Makeup Free and Top Knot Tight
Hi, my name is Amy and I’m a fellow working woman, lady boss, over yes saying, average achieving mom. It’s been 4 years, 8 days since I last had a five-day a week commute to an office, outside of my home.
I don’t commute, unless you count the one day a week I travel to NW Indiana and the 20 steps I take from my bedroom to get to my home office.
Don’t hate me. I was once one of the working moms who had a commute--from the car, to the train, to the bus, over 10 hours a week, early mornings out and late evenings in, in sunny weather, or inches of snow. I commuted like that for over two years after my son was born.
My job, plus the commute put me into weekly therapy, caused me so much anger, stress and anxiety plus lead me to have one major mental breakdown--or was it a break through?
I quit that job.
Of course, working from home has its luxuries. I can do the whole mom job and make sure my son is where he needs to be whether it’s school, sports or parties. I can do the whole non-working during the day mom thing, laundry at home, work out, meet a friend for lunch, get my nails done, volunteer for every PTA committee or school related function. However, working from home also has its downsides. Since I have flexibility to my day to say yes to everything listed above, I’m busier and more stressed than I have ever been before.
On the work side of things, I certainly do lots of multi-tasking and I’m always on call. I work in real estate so I have to be prepared for a call anytime of day. I do try to set personal boundaries, but if I’m working on a real estate deal, I’ll have my phone out and be responding while I’m making dinner, helping my son with his homework or I’ll even respond to a prospect late into the evening if that’s when they are thinking about their new home. It’s often hard for me to turn off for the day and to set boundaries of a work schedule.
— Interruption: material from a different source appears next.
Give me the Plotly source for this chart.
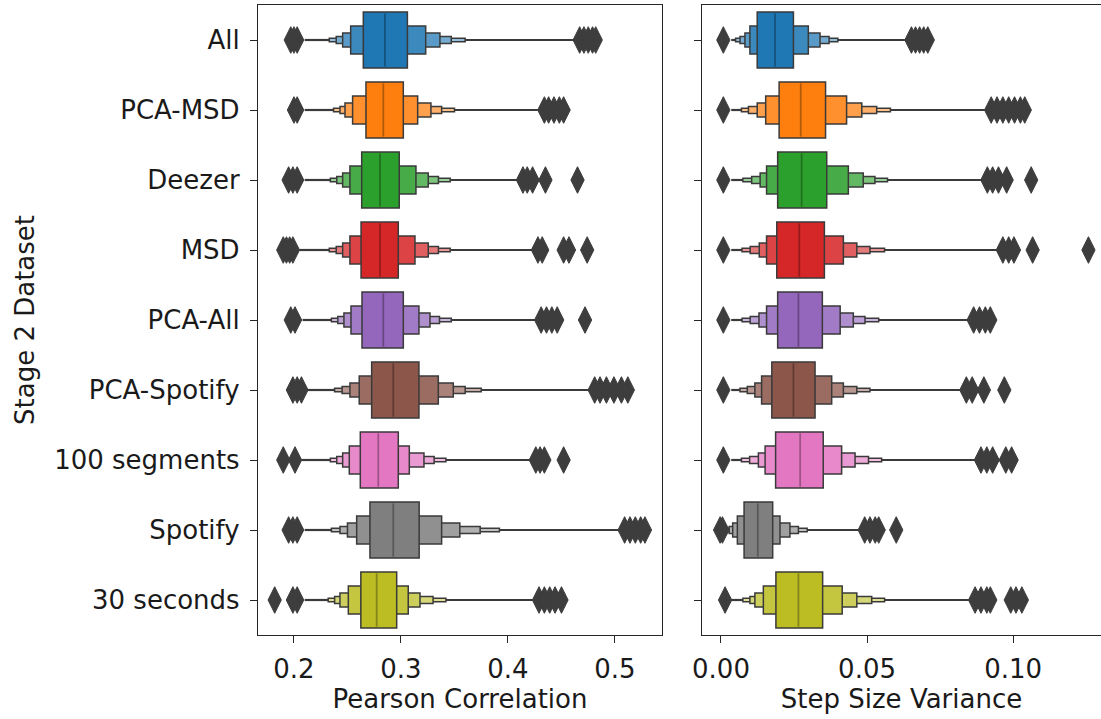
import plotly.graph_objects as go

categories = ["All", "PCA-MSD", "Deezer", "MSD", "PCA-All", "PCA-Spotify",
              "100 segments", "Spotify", "30 seconds"]
colors = ["#1f77b4", "#ff7f0e", "#2ca02c", "#d62728", "#9467bd", "#8c564b",
          "#e377c2", "#7f7f7f", "#bcbd22"]

# ---- Pearson Correlation: letter values (level 1 = IQR box, outward) ----
pearson_lower = [
    [0.2648, 0.2530, 0.2455, 0.2395, 0.2330],
    [0.2673, 0.2548, 0.2477, 0.2430, 0.2370],
    [0.2633, 0.2523, 0.2455, 0.2400, 0.2340],
    [0.2627, 0.2523, 0.2455, 0.2395, 0.2330],
    [0.2636, 0.2533, 0.2467, 0.2410, 0.2350],
    [0.2726, 0.2610, 0.2523, 0.2450, 0.2380],
    [0.2620, 0.2517, 0.2455, 0.2400, 0.2340],
    [0.2710, 0.2586, 0.2500, 0.2430, 0.2350],
    [0.2625, 0.2508, 0.2430, 0.2380, 0.2320],
]
pearson_upper = [
    [0.3060, 0.3231, 0.3364, 0.3470, 0.3600],
    [0.3022, 0.3156, 0.3280, 0.3380, 0.3500],
    [0.2984, 0.3140, 0.3255, 0.3350, 0.3460],
    [0.2975, 0.3131, 0.3255, 0.3350, 0.3460],
    [0.3022, 0.3168, 0.3271, 0.3360, 0.3470],
    [0.3168, 0.3349, 0.3489, 0.3600, 0.3750],
    [0.2975, 0.3078, 0.3215, 0.3310, 0.3420],
    [0.3170, 0.3380, 0.3550, 0.3740, 0.3920],
    [0.2960, 0.3068, 0.3178, 0.3300, 0.3420],
]
pearson_tails = [
    [0.210, 0.462], [0.210, 0.432], [0.210, 0.412], [0.205, 0.426],
    [0.208, 0.430], [0.212, 0.479], [0.207, 0.424], [0.210, 0.507],
    [0.210, 0.426],
]
pearson_median = [0.2850, 0.2835, 0.2804, 0.2804, 0.2835, 0.2928, 0.2788, 0.2928, 0.2773]
pearson_out_lo = [
    [0.197, 0.200, 0.203], [0.200, 0.203], [0.195, 0.199, 0.203],
    [0.190, 0.193, 0.196, 0.199], [0.197, 0.201], [0.199, 0.203, 0.207],
    [0.190, 0.201], [0.195, 0.199, 0.203], [0.182, 0.199, 0.203],
]
pearson_out_hi = [
    [0.467, 0.471, 0.475, 0.479, 0.482],
    [0.434, 0.438, 0.443, 0.448, 0.452],
    [0.414, 0.418, 0.423, 0.435, 0.465],
    [0.428, 0.432, 0.452, 0.457, 0.474],
    [0.431, 0.436, 0.441, 0.446, 0.472],
    [0.481, 0.486, 0.492, 0.499, 0.506, 0.512],
    [0.426, 0.430, 0.434, 0.452],
    [0.509, 0.514, 0.519, 0.524, 0.528],
    [0.429, 0.434, 0.439, 0.444, 0.450],
]

# ---- Step Size Variance: letter values ----
variance_lower = [
    [0.0124, 0.0099, 0.0082, 0.0065, 0.0050],
    [0.0199, 0.0153, 0.0124, 0.0094, 0.0070],
    [0.0194, 0.0156, 0.0134, 0.0105, 0.0075],
    [0.0191, 0.0156, 0.0131, 0.0100, 0.0072],
    [0.0194, 0.0156, 0.0130, 0.0100, 0.0072],
    [0.0174, 0.0139, 0.0116, 0.0090, 0.0065],
    [0.0187, 0.0151, 0.0128, 0.0098, 0.0070],
    [0.0079, 0.0056, 0.0040, 0.0028, 0.0018],
    [0.0188, 0.0145, 0.0116, 0.0099, 0.0075],
]
variance_upper = [
    [0.0248, 0.0299, 0.0339, 0.0370, 0.0400],
    [0.0358, 0.0430, 0.0482, 0.0533, 0.0580],
    [0.0362, 0.0436, 0.0487, 0.0527, 0.0570],
    [0.0354, 0.0419, 0.0465, 0.0510, 0.0560],
    [0.0347, 0.0408, 0.0453, 0.0493, 0.0540],
    [0.0322, 0.0379, 0.0419, 0.0465, 0.0510],
    [0.0350, 0.0413, 0.0459, 0.0505, 0.0550],
    [0.0177, 0.0202, 0.0236, 0.0265, 0.0295],
    [0.0348, 0.0415, 0.0465, 0.0516, 0.0560],
]
variance_tails = [
    [0.0035, 0.0640], [0.0035, 0.0910], [0.0035, 0.0900], [0.0035, 0.0950],
    [0.0035, 0.0850], [0.0035, 0.0830], [0.0035, 0.0880], [0.0015, 0.0480],
    [0.0035, 0.0865],
]
variance_median = [0.0185, 0.0273, 0.0276, 0.0268, 0.0265, 0.0248, 0.0271, 0.0126, 0.0265]
variance_out_lo = [
    [0.0008], [0.0008], [0.0008], [0.0008], [0.0008], [0.0008], [0.0008],
    [-0.0003, 0.0005], [0.0014],
]
variance_out_hi = [
    [0.0652, 0.0666, 0.0680, 0.0694, 0.0708],
    [0.0925, 0.0945, 0.0965, 0.0985, 0.1005, 0.1025, 0.1040],
    [0.0912, 0.0930, 0.0950, 0.0978, 0.1062],
    [0.0965, 0.0985, 0.1003, 0.1067, 0.1258],
    [0.0865, 0.0885, 0.0905, 0.0922],
    [0.0840, 0.0860, 0.0900, 0.0970],
    [0.0890, 0.0910, 0.0930, 0.0975, 0.0995],
    [0.0492, 0.0510, 0.0528, 0.0540, 0.0600],
    [0.0870, 0.0890, 0.0910, 0.0922, 0.0992, 0.1010, 0.1030],
]

EDGE = "#3a3a3a"
OUTLIER = "#3d3d3d"
BOX_WIDTH = 0.8
FONT_SIZE = 26


def mix(hex_color, target, f):
    h = hex_color.lstrip("#")
    r, g, b = (int(h[i:i + 2], 16) for i in (0, 2, 4))
    tr, tg, tb = target
    r = round(r + (tr - r) * f)
    g = round(g + (tg - g) * f)
    b = round(b + (tb - b) * f)
    return f"rgb({r},{g},{b})"


fig = go.Figure()


def add_panel(xa, ya, lower, upper, tails, medians, out_lo, out_hi):
    n = len(categories)
    levels = len(lower[0])
    # tails beyond the outermost box
    tx, ty = [], []
    for k in range(n):
        tx += [tails[k][0], lower[k][-1], None, upper[k][-1], tails[k][1], None]
        ty += [k, k, None, k, k, None]
    fig.add_trace(go.Scatter(x=tx, y=ty, mode="lines", xaxis=xa, yaxis=ya,
                             line=dict(color=EDGE, width=2.2),
                             hoverinfo="skip", showlegend=False))
    # letter-value boxes, outermost first
    for lvl in reversed(range(levels)):
        fig.add_trace(go.Bar(
            y=list(range(n)),
            x=[upper[k][lvl] - lower[k][lvl] for k in range(n)],
            base=[lower[k][lvl] for k in range(n)],
            orientation="h",
            width=BOX_WIDTH * 0.5 ** lvl,
            marker=dict(color=[mix(colors[k], (255, 255, 255), 0.13 * lvl) for k in range(n)],
                        line=dict(color=EDGE, width=1.5)),
            xaxis=xa, yaxis=ya, showlegend=False, hoverinfo="skip"))
    # medians
    for k in range(n):
        fig.add_trace(go.Scatter(
            x=[medians[k], medians[k]],
            y=[k - BOX_WIDTH / 2 + 0.02, k + BOX_WIDTH / 2 - 0.02],
            mode="lines", xaxis=xa, yaxis=ya,
            line=dict(color=mix(colors[k], (0, 0, 0), 0.3), width=1.8),
            hoverinfo="skip", showlegend=False))
    # outliers
    ox, oy = [], []
    for k in range(n):
        for v in out_lo[k] + out_hi[k]:
            ox.append(v)
            oy.append(k)
    fig.add_trace(go.Scatter(x=ox, y=oy, mode="markers", xaxis=xa, yaxis=ya,
                             marker=dict(symbol="diamond-tall", size=19, color=OUTLIER,
                                         line=dict(color=OUTLIER, width=1)),
                             hoverinfo="skip", showlegend=False))


add_panel("x", "y", pearson_lower, pearson_upper, pearson_tails, pearson_median,
          pearson_out_lo, pearson_out_hi)
add_panel("x2", "y2", variance_lower, variance_upper, variance_tails, variance_median,
          variance_out_lo, variance_out_hi)

AX = "#262626"
common_x = dict(showgrid=False, zeroline=False, showline=True, mirror=True,
                linecolor=AX, linewidth=1.3, ticks="outside", ticklen=7,
                tickwidth=1.3, tickcolor=AX, ticklabelstandoff=4,
                tickfont=dict(size=FONT_SIZE))

fig.update_layout(
    width=1101, height=719,
    margin=dict(l=258, r=0, t=5, b=84),
    plot_bgcolor="white", paper_bgcolor="white",
    barmode="overlay", showlegend=False,
    font=dict(family="DejaVu Sans", size=FONT_SIZE, color="#1a1a1a"),
    xaxis=dict(domain=[0, 0.4792], range=[0.1664, 0.5439], anchor="y",
               tickvals=[0.2, 0.3, 0.4, 0.5], ticktext=["0.2", "0.3", "0.4", "0.5"],
               title=dict(text="Pearson Correlation", standoff=6,
                          font=dict(size=FONT_SIZE)), **common_x),
    xaxis2=dict(domain=[0.5267, 1.0], range=[-0.0065, 0.1301], anchor="y2",
                tickvals=[0.0, 0.05, 0.10], ticktext=["0.00", "0.05", "0.10"],
                title=dict(text="Step Size Variance", standoff=6,
                           font=dict(size=FONT_SIZE)), **common_x),
    yaxis=dict(range=[8.5, -0.5], anchor="x", tickvals=list(range(len(categories))),
               ticktext=categories, showgrid=False, zeroline=False, showline=True,
               mirror=True, linecolor=AX, linewidth=1.3, ticks="outside", ticklen=7,
               tickwidth=1.3, tickcolor=AX, ticklabelstandoff=5,
               tickfont=dict(size=FONT_SIZE),
               title=dict(text="Stage 2 Dataset", standoff=12,
                          font=dict(size=FONT_SIZE))),
    yaxis2=dict(range=[8.5, -0.5], anchor="x2", matches="y",
                tickvals=list(range(len(categories))), showticklabels=False,
                showgrid=False, zeroline=False, showline=True, mirror=False,
                linecolor=AX, linewidth=1.3, ticks="outside", ticklen=7,
                tickwidth=1.3, tickcolor=AX),
)

fig.write_html("out.html")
What is the worst part of working from home? Most of the time I feel pretty darn isolated.
Depending on how you look at it, the effect of my working arrangement is I get significantly more accomplished makeup free and top knot tight, in yoga pants, some of which have never ever seen a yoga studio.
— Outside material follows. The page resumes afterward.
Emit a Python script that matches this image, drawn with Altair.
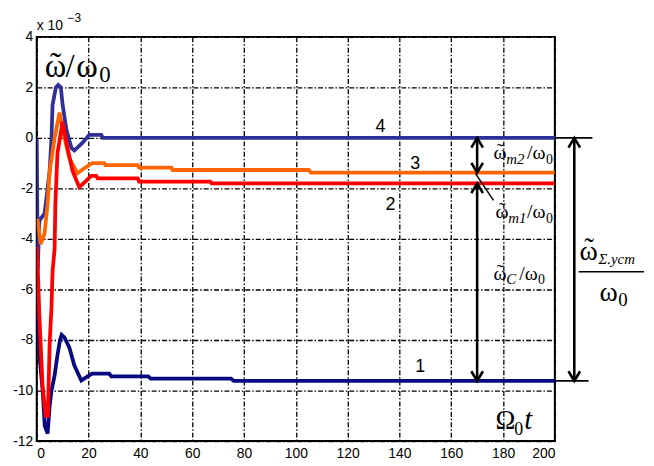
import altair as alt
import pandas as pd

# ---- data (values x 1e-3) ----
t1 = [0, 0.3, 1.2, 2.3, 3.1, 4.2, 5.0, 5.7, 6.9, 8.0, 9.0, 9.6, 10.7, 12.6, 14.5, 17.2, 19.5, 21.4, 28, 28.8, 43, 44, 75, 76, 200]
y1 = [-6.0, -7.0, -8.8, -10.0, -11.4, -11.7, -10.6, -10.0, -9.4, -8.6, -8.0, -7.8, -7.9, -8.3, -9.0, -9.6, -9.45, -9.33, -9.33, -9.44, -9.44, -9.53, -9.53, -9.62, -9.62]

t2 = [0, 0.3, 1.0, 2.3, 3.5, 4.3, 5.0, 5.7, 6.1, 6.9, 7.2, 8.0, 9.6, 9.9, 11.9, 13.8, 16.4, 19.1, 21.0, 23.0, 23.5, 39, 39.5, 67, 67.5, 200]
y2 = [-4.3, -4.8, -7.0, -9.9, -11.0, -11.0, -8.1, -6.7, -5.3, -4.4, -2.6, -0.6, 0.4, 0.65, -0.4, -1.3, -1.95, -1.7, -1.5, -1.5, -1.6, -1.6, -1.73, -1.73, -1.8, -1.8]

t3 = [0.3, 0.8, 1.5, 3.0, 4.2, 5.0, 6.9, 8.8, 10.7, 12.6, 15.7, 18.4, 21.4, 26, 26.5, 39, 39.5, 52, 52.5, 105, 105.8, 200]
y3 = [-3.2, -3.6, -4.2, -3.8, -2.6, -1.3, 0.0, 1.0, 0.0, -0.8, -1.4, -1.2, -1.0, -1.0, -1.08, -1.08, -1.18, -1.18, -1.27, -1.27, -1.37, -1.37]

t4 = [0, 0.4, 1.0, 1.5, 3.0, 3.8, 5.0, 5.7, 6.1, 7.4, 8.3, 9.3, 10.0, 11.5, 13.4, 14.5, 17.6, 20.3, 24.9, 25.5, 200]
y4 = [0, -5.2, -3.3, -3.2, -3.0, -2.35, -1.3, 0.0, 1.3, 2.0, 2.1, 2.0, 1.3, 0.3, -0.4, -0.5, -0.2, 0.12, 0.12, 0, 0]

series_colors = ["#0a0a80", "#ff0000", "#ff6600", "#30309a"]
x_ticks = list(range(0, 201, 20))
y_ticks = list(range(-12, 5, 2))

x_scale = alt.Scale(domain=[0, 200], nice=False, zero=False)
y_scale = alt.Scale(domain=[-12, 4], nice=False, zero=False)

grid_kw = dict(grid=True, gridColor="black", gridDash=[5, 2, 1.5, 2], gridWidth=1.3,
               ticks=False, domain=False, title=None, labelFont="Liberation Sans",
               labelFontSize=14, labelColor="black")

x_axis = alt.Axis(values=x_ticks, labelPadding=6, **grid_kw)
y_axis = alt.Axis(values=y_ticks, labelPadding=4, labelExpr="'' + datum.value", **grid_kw)


def X(field):
    return alt.X(field, scale=x_scale, axis=x_axis)


def Y(field):
    return alt.Y(field, scale=y_scale, axis=y_axis)


def line_layer(t, y, color):
    df = pd.DataFrame({"t": t, "v": y})
    return alt.Chart(df).mark_line(color=color, strokeWidth=3.8, clip=True).encode(
        x=X("t:Q"), y=Y("v:Q"))


layers = [
    line_layer(t1, y1, series_colors[0]),
    line_layer(t4, y4, series_colors[3]),
    line_layer(t3, y3, series_colors[2]),
    line_layer(t2, y2, series_colors[1]),
]

# ---- annotation arrows (tied to the final values) ----
xa, xb = 170, 207.5
f1, f2, f3, f4 = y1[-1], y2[-1], y3[-1], y4[-1]
arrows = pd.DataFrame({"x": [xa, xa, xb], "y": [f4, f2, f4], "y2": [f3, f1, f1]})
layers.append(alt.Chart(arrows).mark_rule(color="black", strokeWidth=2.6).encode(
    x=X("x:Q"), y=Y("y:Q"), y2="y2:Q"))

hlines = pd.DataFrame({"x": [200, 200], "x2": [214.5, 213], "y": [f4, f1]})
layers.append(alt.Chart(hlines).mark_rule(color="black", strokeWidth=1.8).encode(
    x=X("x:Q"), x2="x2:Q", y=Y("y:Q")))

leader = pd.DataFrame({"x": [169.4], "x2": [176.3], "y": [-1.41], "y2": [-2.47]})
layers.append(alt.Chart(leader).mark_rule(color="black", strokeWidth=1.5).encode(
    x=X("x:Q"), x2="x2:Q", y=Y("y:Q"), y2="y2:Q"))

up = pd.DataFrame({"x": [xa, xa, xb], "y": [f4, f2, f4]})
down = pd.DataFrame({"x": [xa, xa, xb], "y": [f3, f1, f1]})
for df, shape in [(up, "M-0.6,1L0,0L0.6,1"), (down, "M-0.6,-1L0,0L0.6,-1")]:
    layers.append(alt.Chart(df).mark_point(shape=shape, filled=False, stroke="black",
                                           strokeWidth=2.6, size=380, opacity=1).encode(
        x=X("x:Q"), y=Y("y:Q")))


# ---- text annotations (pixel positions inside the plot area) ----
def txt(x, y, s, size, font="Liberation Serif", style="normal", align="left"):
    return alt.Chart(pd.DataFrame({"s": [s]})).mark_text(
        font=font, fontSize=size, fontStyle=style, align=align, baseline="alphabetic",
        color="black").encode(x=alt.value(x), y=alt.value(y), text="s:N")


W = "\u03c9"


def omega_tilde(x, y, size):
    return [txt(x, y, W, size),
            txt(x + 0.34 * size, y - 0.05 * size, "\u02dc", size * 1.05, align="center")]


texts = [
    txt(0, -7, "x 10", 14, font="Liberation Sans"),
    txt(31, -15, "\u22123", 12, font="Liberation Sans"),
    *omega_tilde(8, 41, 33),
    txt(29, 41, "/", 33),
    txt(40, 41, W, 33),
    txt(63, 46, "0", 23),
    txt(463, 396, "\u03a9", 27),
    txt(482, 402, "0", 18),
    txt(492, 396, "t", 29, style="italic"),
    txt(347, 96, "4", 18, font="Liberation Sans", align="center"),
    txt(382, 133, "3", 18, font="Liberation Sans", align="center"),
    txt(357, 175, "2", 18, font="Liberation Sans", align="center"),
    txt(387, 338, "1", 18, font="Liberation Sans", align="center"),
    # omega_m2 / omega_0
    *omega_tilde(461, 123, 20),
    txt(474, 128, "m2", 15, style="italic"),
    txt(495, 123, "/" + W, 20),
    txt(514, 128, "0", 14),
    # omega_m1 / omega_0
    *omega_tilde(463, 183, 20),
    txt(476, 188, "m1", 15, style="italic"),
    txt(495, 183, "/" + W, 20),
    txt(514, 188, "0", 14),
    # omega_C / omega_0
    *omega_tilde(461, 245, 20),
    txt(474, 249, "C", 15, style="italic"),
    txt(487, 245, "/" + W, 20),
    txt(506, 249, "0", 14),
    # fraction
    *omega_tilde(548, 225, 28),
    txt(567, 229, "\u03a3.\u0443\u0441\u0442", 15, style="italic"),
    txt(568, 267, W, 28),
    txt(587, 272, "0", 19),
]
layers += texts
layers.append(alt.Chart(pd.DataFrame({"a": [0]})).mark_rule(color="black", strokeWidth=1.5).encode(
    x=alt.value(547), x2=alt.value(613), y=alt.value(237)))

chart = alt.layer(*layers).properties(
    width=523, height=408,
    background="white",
    autosize=alt.AutoSizeParams(type="none"),
    padding={"left": 29, "top": 27, "right": 92, "bottom": 20},
).configure_view(stroke="black", strokeWidth=2)

chart.save("out.html", embed_options={"renderer": "svg", "actions": False})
Why do I put myself purposely into the ‘I have too much going on zone’—where I become stressed and forgetful? Why do I find myself having just the hardest time saying no?
Remember when I shared how isolated I feel? To combat that feeling ever so slightly, I say yes.
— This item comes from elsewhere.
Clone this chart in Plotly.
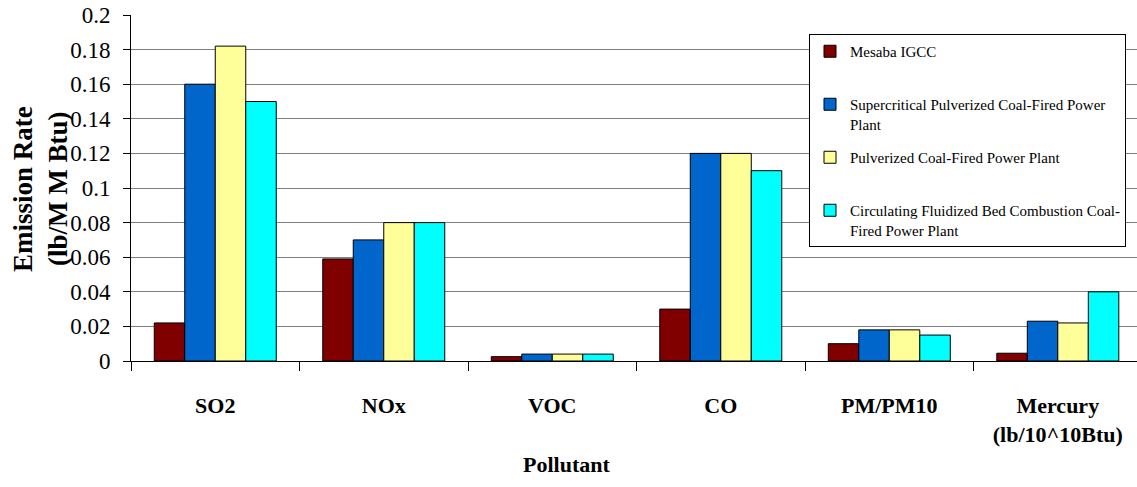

Because I crave conversations with other women
Because of the judgment I’ll place on myself for letting someone else down who needs my help.
When I left my office job that I commuted to, I set off to change things for myself. I was in a bad, unhealthy and unhappy place. I set off to achieve happiness for myself, go back to school, and really immerse myself in finding out if I can truly have it all.
Today, I’d say I was over-committed, stressed out AF and frankly, exhausted. I’m doing a job I love with a team I respect, building people’s dreams. I’m present in the lives of my husband and son, living a great life.
Did I achieve my goal?
Will I or us as women, every truly find that sweet-spot of happiness or will we be always and constantly chasing? Second-guessing?
I love working, I love my job. I honestly, don’t think I could ever give up working to some extent. I love having something that is mine, something outside of being a mother that brings me purpose. I know, what I do every day, makes me a better mother, a better wife and a better person. My son’s excitement for helping me at times with my work--pulling a raffle winner out of a cup doing a facebook live or coming out to a job site. All of this, all the stress, makes me a better happier person.
Does his excitement and interest mean I’m doing something right?
I can only hope I am.
Just because I don’t always take a car to my office--doesn’t mean I’m not part of the journey. Like all of us, I juggle. I stress over saying yes too much, of finding that balance, of getting it all done, achieving my dreams and being the best woman, mother and wife.